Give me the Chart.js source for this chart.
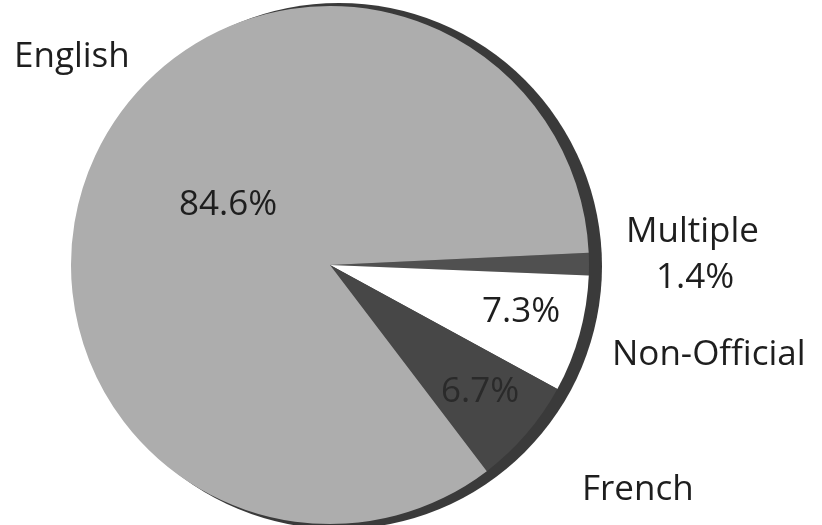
<!DOCTYPE html>
<html>
<head>
<meta charset="utf-8">
<script src="https://cdn.jsdelivr.net/npm/chart.js@4/dist/chart.umd.min.js"></script>
<style>
  html, body { margin: 0; padding: 0; background: #fff; }
  #wrap { width: 822px; height: 525px; }
</style>
</head>
<body>
<div id="wrap"><canvas id="langChart"></canvas></div>
<script>
// 言語別の割合 (clockwise from the right edge)
var categories = ['Multiple', 'Non-Official', 'French', 'English'];
var shares = [1.4, 7.3, 6.7, 84.6];
var valueLabels = ['1.4%', '7.3%', '6.7%', '84.6%'];

var sliceColors = ['#505050', '#ffffff', '#474747', '#adadad'];

// where the texts sit
var namePos = {
  'Multiple': [626, 242],
  'Non-Official': [612, 365],
  'French': [582, 500],
  'English': [14, 67]
};
var valuePos = {
  'Multiple': [656, 288],
  'Non-Official': [482, 322],
  'French': [441, 402],
  'English': [179, 215]
};
var valueColor = {
  'Multiple': '#1e1e1e',
  'Non-Official': '#1e1e1e',
  'French': '#2a2a2a',
  'English': '#1e1e1e'
};

// dark back edge so the pie looks a bit 3D
var rimPlugin = {
  id: 'rim',
  beforeDatasetsDraw: function (chart) {
    var arc = chart.getDatasetMeta(0).data[0];
    if (!arc) return;
    var ctx = chart.ctx;
    ctx.save();
    ctx.fillStyle = '#3a3a3a';
    ctx.beginPath();
    ctx.arc(arc.x + 9, arc.y + 1, arc.outerRadius + 4, 0, Math.PI * 2);
    ctx.fill();
    ctx.restore();
  }
};

var textPlugin = {
  id: 'texts',
  afterDatasetsDraw: function (chart) {
    var ctx = chart.ctx;
    ctx.save();
    ctx.textAlign = 'left';
    ctx.textBaseline = 'alphabetic';
    ctx.font = '35px "Open Sans"';
    categories.forEach(function (c, i) {
      ctx.fillStyle = '#1e1e1e';
      ctx.fillText(c, namePos[c][0], namePos[c][1]);
      ctx.fillStyle = valueColor[c];
      ctx.fillText(valueLabels[i], valuePos[c][0], valuePos[c][1]);
    });
    ctx.restore();
  }
};

var ctx = document.getElementById('langChart').getContext('2d');
var myChart = new Chart(ctx, {
  type: 'pie',
  data: {
    labels: categories,
    datasets: [{
      data: shares,
      backgroundColor: sliceColors,
      borderWidth: 0
    }]
  },
  options: {
    responsive: true,
    maintainAspectRatio: false,
    rotation: 87.3,
    layout: {
      padding: { left: 71, right: 233, top: 6, bottom: 1 }
    },
    plugins: {
      legend: { display: false },
      tooltip: { enabled: false }
    },
    animation: false
  },
  plugins: [rimPlugin, textPlugin]
});
</script>
</body>
</html>
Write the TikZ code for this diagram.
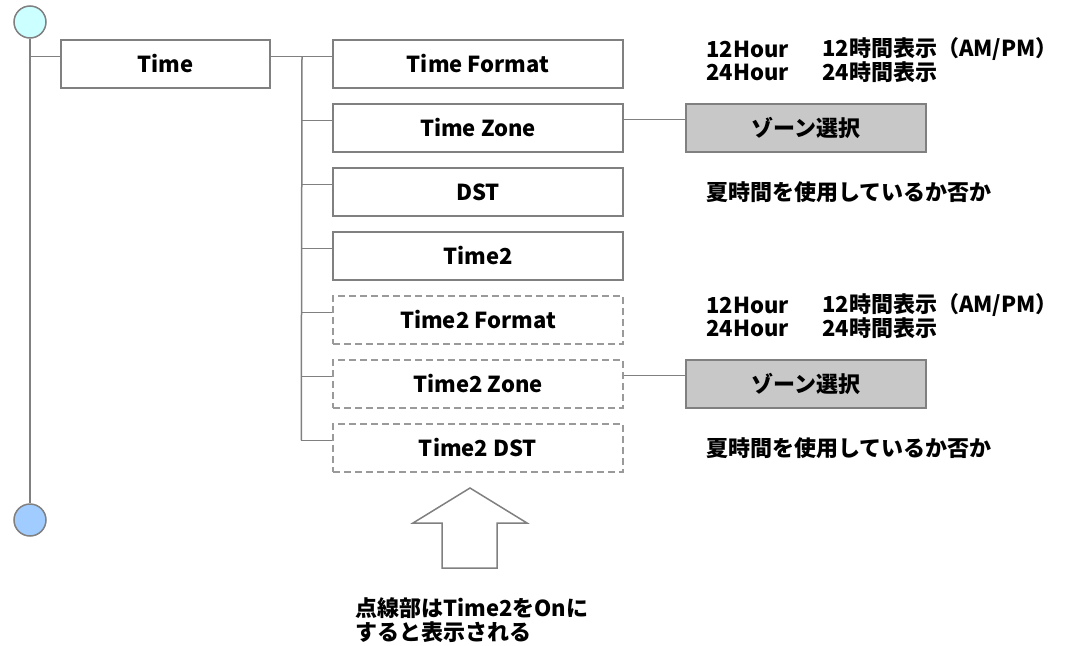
\documentclass[tikz,border=0pt]{standalone}
\usepackage{fontspec}
\setmainfont{Noto Sans CJK JP}
\usetikzlibrary{calc}
\definecolor{linegray}{HTML}{808080}
\definecolor{dashgray}{HTML}{9A9A9A}
\definecolor{boxgray}{HTML}{C8C8C8}
\definecolor{topfill}{HTML}{CCFFFF}
\definecolor{botfill}{HTML}{A0CCFF}
\begin{document}
\begin{tikzpicture}[x=1pt,y=-1pt,
  every node/.style={font=\fontsize{22}{24}\selectfont\bfseries, text=black},
  item/.style={draw=linegray, line width=1.5pt, fill=white, minimum width=290pt, minimum height=48pt, inner sep=0pt},
  itemdash/.style={item, draw=dashgray, dash pattern=on 7pt off 4pt},
  rootbox/.style={item, minimum width=209pt},
  zonebox/.style={draw=linegray, line width=1.5pt, fill=boxgray, minimum width=240pt, minimum height=48pt, inner sep=0pt},
  conn/.style={draw=linegray, line width=1.5pt},
  desc/.style={anchor=west, inner sep=0pt},
  endpt/.style={circle, draw=linegray, line width=1.5pt, minimum size=32pt, inner sep=0pt}
]
\useasboundingbox (0,0) rectangle (1070,645);

% end circles
\node[endpt, fill=topfill] (top) at (30,22) {};
\node[endpt, fill=botfill] (bot) at (30,520) {};

% boxes
\node[rootbox] (time) at (165.5,64) {Time};
\node[item] (tf) at (478,64) {Time Format};
\node[item] (tz) at (478,128) {Time Zone};
\node[item] (dst) at (478,192) {DST};
\node[item] (t2) at (478,256) {Time2};
\node[itemdash] (t2f) at (478,320) {Time2 Format};
\node[itemdash] (t2z) at (478,384) {Time2 Zone};
\node[itemdash] (t2d) at (478,448) {Time2 DST};

\node[zonebox] (zs1) at (806,128) {ゾーン選択};
\node[zonebox] (zs2) at (806,384) {ゾーン選択};

% spine
\draw[conn] (top.south) -- (bot.north);
\coordinate (s0) at ($(time.north west)+(0,17)$);
\draw[conn] (s0 -| top) -- (s0);

% branch
\coordinate (b0) at ($(time.north east)+(0,17)$);
\coordinate (bx) at (302,57);
\draw[conn] (b0) -- ($(tf.north west)+(0,17)$);
\draw[conn] (bx) -- ($(t2d.north west)+(0,17)-(31,0)$);
\foreach \n in {tz,dst,t2,t2f,t2z,t2d}{
  \draw[conn] ($(\n.north west)+(0,17)-(31,0)$) -- ($(\n.north west)+(0,17)$);
}

% zone connectors
\draw[conn] ($(tz.north east)+(0,16)$) -- ($(zs1.north west)+(0,16)$);
\draw[conn] ($(t2z.north east)+(0,16)$) -- ($(zs2.north west)+(0,16)$);

% descriptions
\node[desc] (h12a) at (706,49) {12Hour};
\node[desc] (h12b) at (822,49) {12時間表示（AM/PM）};
\node[desc] (h24a) at (706,72) {24Hour};
\node[desc] (h24b) at (822,72) {24時間表示};
\node[desc] (dstd) at (706,192) {夏時間を使用しているか否か};

\node[desc] (h12c) at (706,305) {12Hour};
\node[desc] (h12d) at (822,305) {12時間表示（AM/PM）};
\node[desc] (h24c) at (706,328) {24Hour};
\node[desc] (h24d) at (822,328) {24時間表示};
\node[desc] (dstd2) at (706,448) {夏時間を使用しているか否か};

% block arrow
\draw[draw=linegray, line width=1.5pt, fill=white, line join=miter]
  (470,488) -- (527,523) -- (497,523) -- (497,568) -- (442,568) -- (442,523) -- (413,523) -- cycle;

\node[desc] (note1) at (355,608) {点線部はTime2をOnに};
\node[desc] (note2) at (355,632) {すると表示される};
\end{tikzpicture}
\end{document}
■ ■ ■ ■
* _TASK BRIEF_
Repeat the records in full, exactly as they appear, without the pictures.

* _EXERCISE RESULT_
Give me the Chart.js source for this chart.
<!DOCTYPE html>
<html>
<head>
<meta charset="utf-8">
<script src="https://cdn.jsdelivr.net/npm/chart.js@4/dist/chart.umd.min.js"></script>
<style>
  html, body { margin: 0; padding: 0; background: #fff; }
  #wrap { width: 822px; height: 525px; }
</style>
</head>
<body>
<div id="wrap"><canvas id="langChart"></canvas></div>
<script>
// 言語別の割合 (clockwise from the right edge)
var categories = ['Multiple', 'Non-Official', 'French', 'English'];
var shares = [1.4, 7.3, 6.7, 84.6];
var valueLabels = ['1.4%', '7.3%', '6.7%', '84.6%'];

var sliceColors = ['#505050', '#ffffff', '#474747', '#adadad'];

// where the texts sit
var namePos = {
  'Multiple': [626, 242],
  'Non-Official': [612, 365],
  'French': [582, 500],
  'English': [14, 67]
};
var valuePos = {
  'Multiple': [656, 288],
  'Non-Official': [482, 322],
  'French': [441, 402],
  'English': [179, 215]
};
var valueColor = {
  'Multiple': '#1e1e1e',
  'Non-Official': '#1e1e1e',
  'French': '#2a2a2a',
  'English': '#1e1e1e'
};

// dark back edge so the pie looks a bit 3D
var rimPlugin = {
  id: 'rim',
  beforeDatasetsDraw: function (chart) {
    var arc = chart.getDatasetMeta(0).data[0];
    if (!arc) return;
    var ctx = chart.ctx;
    ctx.save();
    ctx.fillStyle = '#3a3a3a';
    ctx.beginPath();
    ctx.arc(arc.x + 9, arc.y + 1, arc.outerRadius + 4, 0, Math.PI * 2);
    ctx.fill();
    ctx.restore();
  }
};

var textPlugin = {
  id: 'texts',
  afterDatasetsDraw: function (chart) {
    var ctx = chart.ctx;
    ctx.save();
    ctx.textAlign = 'left';
    ctx.textBaseline = 'alphabetic';
    ctx.font = '35px "Open Sans"';
    categories.forEach(function (c, i) {
      ctx.fillStyle = '#1e1e1e';
      ctx.fillText(c, namePos[c][0], namePos[c][1]);
      ctx.fillStyle = valueColor[c];
      ctx.fillText(valueLabels[i], valuePos[c][0], valuePos[c][1]);
    });
    ctx.restore();
  }
};

var ctx = document.getElementById('langChart').getContext('2d');
var myChart = new Chart(ctx, {
  type: 'pie',
  data: {
    labels: categories,
    datasets: [{
      data: shares,
      backgroundColor: sliceColors,
      borderWidth: 0
    }]
  },
  options: {
    responsive: true,
    maintainAspectRatio: false,
    rotation: 87.3,
    layout: {
      padding: { left: 71, right: 233, top: 6, bottom: 1 }
    },
    plugins: {
      legend: { display: false },
      tooltip: { enabled: false }
    },
    animation: false
  },
  plugins: [rimPlugin, textPlugin]
});
</script>
</body>
</html>
Write the TikZ code for this diagram.
\documentclass[tikz,border=0pt]{standalone}
\usepackage{fontspec}
\setmainfont{Noto Sans CJK JP}
\usetikzlibrary{calc}
\definecolor{linegray}{HTML}{808080}
\definecolor{dashgray}{HTML}{9A9A9A}
\definecolor{boxgray}{HTML}{C8C8C8}
\definecolor{topfill}{HTML}{CCFFFF}
\definecolor{botfill}{HTML}{A0CCFF}
\begin{document}
\begin{tikzpicture}[x=1pt,y=-1pt,
  every node/.style={font=\fontsize{22}{24}\selectfont\bfseries, text=black},
  item/.style={draw=linegray, line width=1.5pt, fill=white, minimum width=290pt, minimum height=48pt, inner sep=0pt},
  itemdash/.style={item, draw=dashgray, dash pattern=on 7pt off 4pt},
  rootbox/.style={item, minimum width=209pt},
  zonebox/.style={draw=linegray, line width=1.5pt, fill=boxgray, minimum width=240pt, minimum height=48pt, inner sep=0pt},
  conn/.style={draw=linegray, line width=1.5pt},
  desc/.style={anchor=west, inner sep=0pt},
  endpt/.style={circle, draw=linegray, line width=1.5pt, minimum size=32pt, inner sep=0pt}
]
\useasboundingbox (0,0) rectangle (1070,645);

% end circles
\node[endpt, fill=topfill] (top) at (30,22) {};
\node[endpt, fill=botfill] (bot) at (30,520) {};

% boxes
\node[rootbox] (time) at (165.5,64) {Time};
\node[item] (tf) at (478,64) {Time Format};
\node[item] (tz) at (478,128) {Time Zone};
\node[item] (dst) at (478,192) {DST};
\node[item] (t2) at (478,256) {Time2};
\node[itemdash] (t2f) at (478,320) {Time2 Format};
\node[itemdash] (t2z) at (478,384) {Time2 Zone};
\node[itemdash] (t2d) at (478,448) {Time2 DST};

\node[zonebox] (zs1) at (806,128) {ゾーン選択};
\node[zonebox] (zs2) at (806,384) {ゾーン選択};

% spine
\draw[conn] (top.south) -- (bot.north);
\coordinate (s0) at ($(time.north west)+(0,17)$);
\draw[conn] (s0 -| top) -- (s0);

% branch
\coordinate (b0) at ($(time.north east)+(0,17)$);
\coordinate (bx) at (302,57);
\draw[conn] (b0) -- ($(tf.north west)+(0,17)$);
\draw[conn] (bx) -- ($(t2d.north west)+(0,17)-(31,0)$);
\foreach \n in {tz,dst,t2,t2f,t2z,t2d}{
  \draw[conn] ($(\n.north west)+(0,17)-(31,0)$) -- ($(\n.north west)+(0,17)$);
}

% zone connectors
\draw[conn] ($(tz.north east)+(0,16)$) -- ($(zs1.north west)+(0,16)$);
\draw[conn] ($(t2z.north east)+(0,16)$) -- ($(zs2.north west)+(0,16)$);

% descriptions
\node[desc] (h12a) at (706,49) {12Hour};
\node[desc] (h12b) at (822,49) {12時間表示（AM/PM）};
\node[desc] (h24a) at (706,72) {24Hour};
\node[desc] (h24b) at (822,72) {24時間表示};
\node[desc] (dstd) at (706,192) {夏時間を使用しているか否か};

\node[desc] (h12c) at (706,305) {12Hour};
\node[desc] (h12d) at (822,305) {12時間表示（AM/PM）};
\node[desc] (h24c) at (706,328) {24Hour};
\node[desc] (h24d) at (822,328) {24時間表示};
\node[desc] (dstd2) at (706,448) {夏時間を使用しているか否か};

% block arrow
\draw[draw=linegray, line width=1.5pt, fill=white, line join=miter]
  (470,488) -- (527,523) -- (497,523) -- (497,568) -- (442,568) -- (442,523) -- (413,523) -- cycle;

\node[desc] (note1) at (355,608) {点線部はTime2をOnに};
\node[desc] (note2) at (355,632) {すると表示される};
\end{tikzpicture}
\end{document}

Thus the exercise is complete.